In one, reversing the "Vision for Space Exploration" laid out by President Bush in 2004, Augustine and his colleagues recommend the space shuttle fleet not be grounded in 2010 -- which they say could lead to a rush to finish building the International Space Station.

Haste makes waste; NASA still must fly seven shuttle missions to do the job, and the commission says there could be fatal accidents if those flights are crammed into a year's time. It recommends that the flights be allowed to stretch into 2011 -- and that NASA consider keeping shuttles flying, perhaps twice a year, until their replacement is ready.

Next up for NASA is a program called Constellation, which replaces the shuttles with a conical capsule, called Orion, and a new, powerful series of Ares boosters.

But the project is far behind schedule. The first Orion flight with astronauts, NASA has said, will not happen before 2015. During the wait after the shuttle program ends, American astronauts would have to hitch rides on Russian rockets to have access to space.

The Augustine Commission raises other possibilities -- such as privately-funded spacecraft to compete with NASA. And it talks of fuel stations in orbit for rockets to rendezvous with, so they can tank up on their way to deep space.

All this sounds very ambitious, but it leaves the nagging question of how to pay for such a retrenchment. The Bush plan called on NASA to make its transition without spending more money than it already did.

Before the recession, NASA's budget was typically about half of one percent of the federal budget.
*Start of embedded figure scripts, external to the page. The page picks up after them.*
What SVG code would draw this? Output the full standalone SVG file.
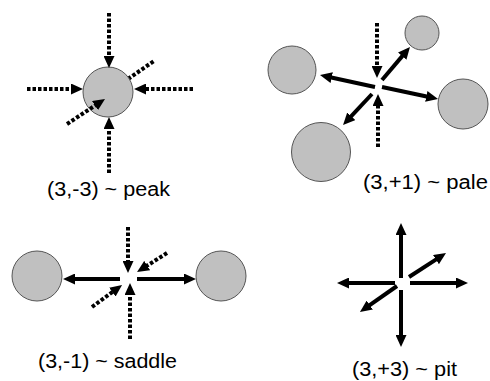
<svg xmlns="http://www.w3.org/2000/svg" width="490" height="381" viewBox="0 0 490 381">
<style>
.bg{fill:#ffffff}
.node{fill:#c0c0c0;stroke:#555555;stroke-width:1}
.dot{fill:none;stroke:#000;stroke-width:4;stroke-dasharray:3.5 2}
.sol{fill:none;stroke:#000;stroke-width:4}
.arr{marker-end:url(#ah)}
.lbl{font-family:"Liberation Sans",Arial,sans-serif;font-size:20px;fill:#000}
</style>
<defs>
<marker id="ah" viewBox="0 0 12 11" refX="4" refY="5.5" markerWidth="12" markerHeight="11" markerUnits="userSpaceOnUse" orient="auto">
<path d="M0,0 L12,5.5 L0,11 z" fill="#000"/>
</marker>
</defs>
<rect class="bg" width="490" height="381"/>

<g id="peak">
<line class="dot" x1="128" y1="79" x2="154" y2="61"/>
<circle class="node" cx="108" cy="92" r="25"/>
</g>
<g id="pale-c1"><circle class="node" cx="422" cy="33" r="17"/></g>
<g id="pale-c2"><circle class="node" cx="292" cy="70" r="24"/></g>
<g id="pale-c3"><circle class="node" cx="463" cy="104" r="25"/></g>
<g id="pale-c4"><circle class="node" cx="321" cy="152" r="29.5"/></g>
<g id="saddle-c1"><circle class="node" cx="37" cy="276" r="25"/></g>
<g id="saddle-c2"><circle class="node" cx="221" cy="276" r="25"/></g>

<g id="connectors">
<!-- peak -->
<line class="dot arr" x1="109" y1="13" x2="109" y2="60"/>
<line class="dot arr" x1="109" y1="173" x2="109" y2="125"/>
<line class="dot arr" x1="27" y1="89" x2="75" y2="89"/>
<line class="dot arr" x1="193" y1="89" x2="142" y2="89"/>
<line class="dot arr" x1="67" y1="124" x2="98.3" y2="103.4"/>
<!-- pale -->
<line class="dot arr" x1="377" y1="23" x2="377" y2="70"/>
<line class="dot arr" x1="378" y1="147" x2="378" y2="102"/>
<line class="sol arr" x1="375" y1="87" x2="327.8" y2="76.7"/>
<line class="sol arr" x1="382" y1="87" x2="430.2" y2="97.3"/>
<line class="sol arr" x1="382" y1="80" x2="404.8" y2="53.1"/>
<line class="sol arr" x1="372" y1="94" x2="348.5" y2="119.2"/>
<!-- saddle -->
<line class="sol arr" x1="120" y1="279" x2="71" y2="279"/>
<line class="sol arr" x1="137" y1="279" x2="188" y2="279"/>
<line class="dot arr" x1="128" y1="227" x2="128" y2="265"/>
<line class="dot arr" x1="130" y1="339" x2="130" y2="291"/>
<line class="dot arr" x1="167" y1="253" x2="143.8" y2="267.7"/>
<line class="dot arr" x1="92" y1="307" x2="115.6" y2="289.7"/>
<!-- pit -->
<line class="sol arr" x1="401" y1="278" x2="401" y2="231"/>
<line class="sol arr" x1="401" y1="290" x2="401" y2="339"/>
<line class="sol arr" x1="395" y1="283" x2="345" y2="283"/>
<line class="sol arr" x1="410" y1="283" x2="460" y2="283"/>
<line class="sol arr" x1="409" y1="277" x2="439.3" y2="257.4"/>
<line class="sol arr" x1="397" y1="286" x2="366.5" y2="307.4"/>
</g>

<g id="labels">
<text class="lbl" x="47" y="196" textLength="123" lengthAdjust="spacingAndGlyphs">(3,-3) ~ peak</text>
<text class="lbl" x="363" y="189" textLength="125" lengthAdjust="spacingAndGlyphs">(3,+1) ~ pale</text>
<text class="lbl" x="38" y="368" textLength="139" lengthAdjust="spacingAndGlyphs">(3,-1) ~ saddle</text>
<text class="lbl" x="352" y="376" textLength="105" lengthAdjust="spacingAndGlyphs">(3,+3) ~ pit</text>
</g>
</svg>
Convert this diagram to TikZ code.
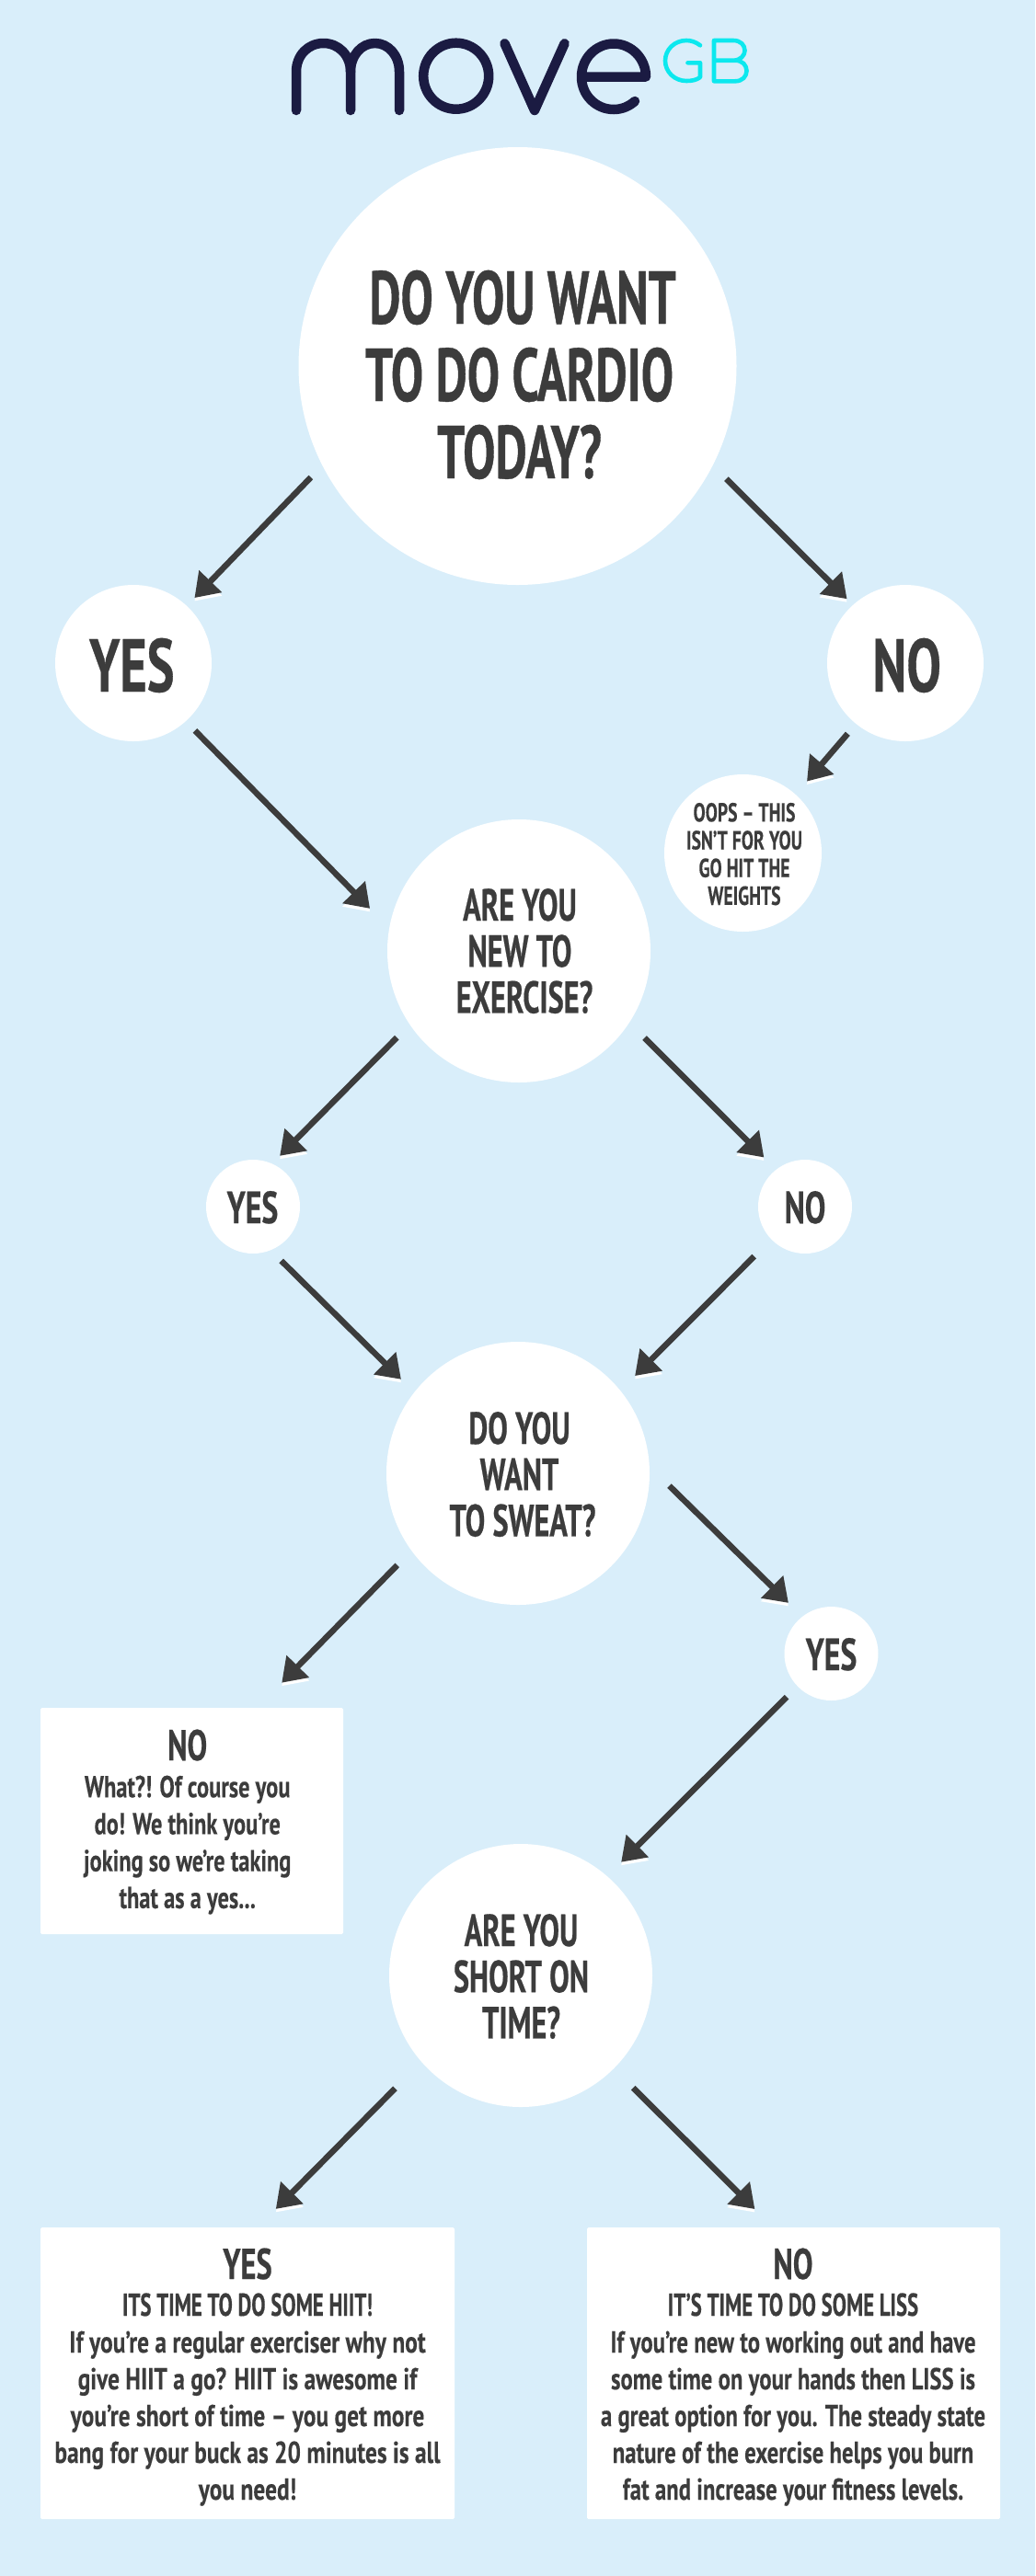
\documentclass[tikz,border=0pt]{standalone}
\usepackage{fontspec}
\usetikzlibrary{arrows.meta}
\newfontfamily\dinA[FakeStretch=0.648,FakeBold=0.5]{PT Sans}
\newfontfamily\dinB[FakeStretch=0.66,FakeBold=0.4]{PT Sans}
\newfontfamily\dinC[FakeStretch=0.69,FakeBold=0.4]{PT Sans}
\newfontfamily\dinD[FakeStretch=0.77,FakeBold=0.2]{PT Sans}
\newfontfamily\dinE[FakeStretch=0.74,FakeBold=0.2]{PT Sans}
\newfontfamily\dinG[FakeStretch=0.75,FakeBold=0.2]{PT Sans}
\newfontfamily\dinO[FakeStretch=0.69,FakeBold=0.3]{PT Sans}
\definecolor{bgblue}{RGB}{217,238,250}
\definecolor{ink}{RGB}{60,60,60}
\definecolor{navy}{RGB}{27,27,66}
\definecolor{cyanlogo}{RGB}{12,232,238}
\newcommand{\boxhead}{\dinC\bfseries\fontsize{47}{40}\selectfont}
\newcommand{\subhead}{\dinB\bfseries\fontsize{34.5}{40}\selectfont}
% text stack: horizontal shift, raise of the first baseline above the node centre, lines
\newcommand{\tx}[3]{\kern#1pt\raisebox{#2pt}[0pt][0pt]{\vtop{\lineskiplimit=-1000pt\let\\\cr\halign{\hfil##\hfil\cr#3\crcr}}}\kern-#1pt}
\tikzset{
  x=1pt,y=-1pt,
  circ/.style={circle,fill=white,inner sep=0pt,minimum size=#1,text=ink},
  bigf/.style={font=\dinA\bfseries\fontsize{81.5}{84}\selectfont},
  yesf/.style={font=\dinC\bfseries\fontsize{81.5}{84}\selectfont},
  midf/.style={font=\dinB\bfseries\fontsize{49}{50.2}\selectfont},
  smallf/.style={font=\dinC\bfseries\fontsize{49}{50}\selectfont},
  oopsf/.style={font=\dinO\bfseries\fontsize{28.5}{30.2}\selectfont},
  boxn/.style={rectangle,rounded corners=1.5pt,fill=white,inner sep=0pt,text=ink},
  finf/.style={font=\dinD\bfseries\fontsize{33}{40}\selectfont},
  fing/.style={font=\dinG\bfseries\fontsize{33}{40}\selectfont},
  nof/.style={font=\dinE\bfseries\fontsize{33}{40.2}\selectfont},
  conn/.style={line width=6.5pt,draw=ink,-{Triangle[length=25pt,width=33pt]},
    preaction={draw=white,transform canvas={yshift=-3.5pt}}},
  logoa/.style={draw=navy,line width=10.5pt,line cap=round,line join=round},
  logob/.style={draw=cyanlogo,line width=4.6pt,line cap=round,line join=round}
}
\begin{document}
\begin{tikzpicture}
\fill[bgblue] (0,0) rectangle (1125,2801);
\useasboundingbox (0,0) rectangle (1125,2801);
% logo
\draw[logoa] (322,120) -- (322,78) .. controls (322,60) and (335,47) .. (351.5,47) .. controls (368,47) and (381,60) .. (381,78) -- (381,120);
\draw[logoa] (381,78) .. controls (381,60) and (393,47) .. (407.5,47) .. controls (422,47) and (434,60) .. (434,78) -- (434,120);
\draw[logoa] (495.7,82.7) ellipse [x radius=35.5,y radius=36];
\draw[logoa] (548.5,47.3) -- (581,120) -- (613.6,47.3);
\draw[logoa] (632,83.5) -- (702,83.5) .. controls (702,63.6) and (686.3,47.5) .. (667,47.5) .. controls (647.7,47.5) and (632,63.6) .. (632,83.5) .. controls (632,103.4) and (647.7,119) .. (667,119) .. controls (676,119) and (684,115.5) .. (690,110);
\draw[logob] (761,49.3) .. controls (756,45.5) and (751,44) .. (746,44) .. controls (733,44) and (723,54) .. (723,66) .. controls (723,78) and (733,88) .. (746,88) .. controls (752,88) and (757,87) .. (761,84) -- (761,68.3) -- (747.5,68.3);
\draw[logob] (776,65.7) -- (797,65.7) .. controls (805,65.7) and (809.5,60) .. (809.5,55) .. controls (809.5,49) and (805,44) .. (797,44) -- (776,44) -- (776,88.3) -- (799,88.3) .. controls (807,88.3) and (811.5,83) .. (811.5,77) .. controls (811.5,71) and (807,65.7) .. (799,65.7) -- (797,65.7);
% nodes
\node[circ=476pt,bigf] (top) at (562.5,398) {\tx{2}{46}{\kern7pt DO YOU WANT\\TO DO CARDIO\\TODAY?}};
\node[circ=170pt,yesf] (yes1) at (145,721) {\tx{-1.7}{-31}{YES}};
\node[circ=170pt,yesf] (no1) at (984,721) {\tx{1.7}{-31}{NO}};
\node[circ=171pt,oopsf] (oops) at (807.5,927.5) {\tx{1.5}{34.2}{OOPS – THIS\\ISN’T FOR YOU\\GO HIT THE\\WEIGHTS}};
\node[circ=286pt,midf] (newq) at (564,1034) {\tx{1}{33}{ARE YOU\\NEW TO\\\kern10pt EXERCISE?}};
\node[circ=102pt,smallf] (yes2) at (275,1312) {\tx{-0.5}{-18}{YES}};
\node[circ=102pt,smallf] (no2) at (875,1312) {\tx{0}{-18}{NO}};
\node[circ=286pt,midf] (sweat) at (563,1602) {\tx{1.5}{32}{DO YOU\\WANT\\\kern7pt TO SWEAT?}};
\node[circ=102pt,smallf] (yes3) at (903.5,1798) {\tx{0}{-18}{YES}};
\node[circ=286pt,midf] (short) at (566,2148) {\tx{0.5}{32}{ARE YOU\\SHORT ON\\TIME?}};
\node[boxn,nof,minimum width=329pt,minimum height=246pt] (nobox) at (208.5,1980) {\tx{-4.8}{66}{{\boxhead NO}\\What?! Of course you\\do! We think you’re\\joking so we’re taking\\that as a yes...}};
\node[boxn,finf,minimum width=450pt,minimum height=317pt] (yesbox) at (269,2580.5) {\tx{0}{102.5}{{\boxhead YES}\\{\subhead ITS TIME TO DO SOME HIIT!}\\If you’re a regular exerciser why not\\give HIIT a go? HIIT is awesome if\\you’re short of time – you get more\\bang for your buck as 20 minutes is all\\you need!}};
\node[boxn,fing,minimum width=449pt,minimum height=317pt] (nofin) at (862.5,2580.5) {\tx{-0.5}{102.5}{{\boxhead NO}\\{\subhead IT’S TIME TO DO SOME LISS}\\If you’re new to working out and have\\some time on your hands then LISS is\\a great option for you. The steady state\\nature of the exercise helps you burn\\fat and increase your fitness levels.}};
% connectors
\draw[conn,shorten <=17.9pt,shorten >=12pt] (top.207.6) -- (yes1.47.4);
\draw[conn,shorten <=20.6pt,shorten >=9.1pt] (top.-27.1) -- (no1.132.6);
\draw[conn,shorten <=13.9pt,shorten >=18.7pt] (no1.231.2) -- (oops.48.9);
\draw[conn,shorten <=14.2pt,shorten >=29.8pt] (yes1.-48.3) -- (newq.170.9);
\draw[conn,shorten <=19.9pt,shorten >=11.8pt] (newq.214.5) -- (yes2.66.1);
\draw[conn,shorten <=23.3pt,shorten >=18.6pt] (newq.-33.3) -- (no2.128.6);
\draw[conn,shorten <=16.2pt,shorten >=20pt] (yes2.-68.7) -- (sweat.142.1);
\draw[conn,shorten <=26.1pt,shorten >=22.4pt] (no2.224.2) -- (sweat.39.6);
\draw[conn,shorten <=30.1pt,shorten >=21.1pt] (sweat.3.7) -- (yes3.128.2);
\draw[conn,shorten <=22pt,shorten >=38pt] (sweat.216.2) -- (nobox.60.9);
\draw[conn,shorten <=16.5pt,shorten >=21.5pt] (yes3.224.1) -- (short.49.4);
\draw[conn,shorten <=40.5pt,shorten >=28pt] (short.221.2) -- (yesbox.86);
\draw[conn,shorten <=29.5pt,shorten >=28pt] (short.-45.5) -- (nofin.98.8);
\end{tikzpicture}
\end{document}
The proposed budget for 2010 is $18.7 billion.

Michael Griffin, the NASA chief for the closing years of the Bush administration, said it costs more than $4 billion a year to keep the space shuttle program going -- whether the shuttles fly or not.

Paying for workers in Florida and Houston, maintaining the three remaining space shuttles and their launch complex -- all that is expensive.

Constellation could not go full speed ahead until NASA was relieved of the expense of the shuttle program, Griffin said.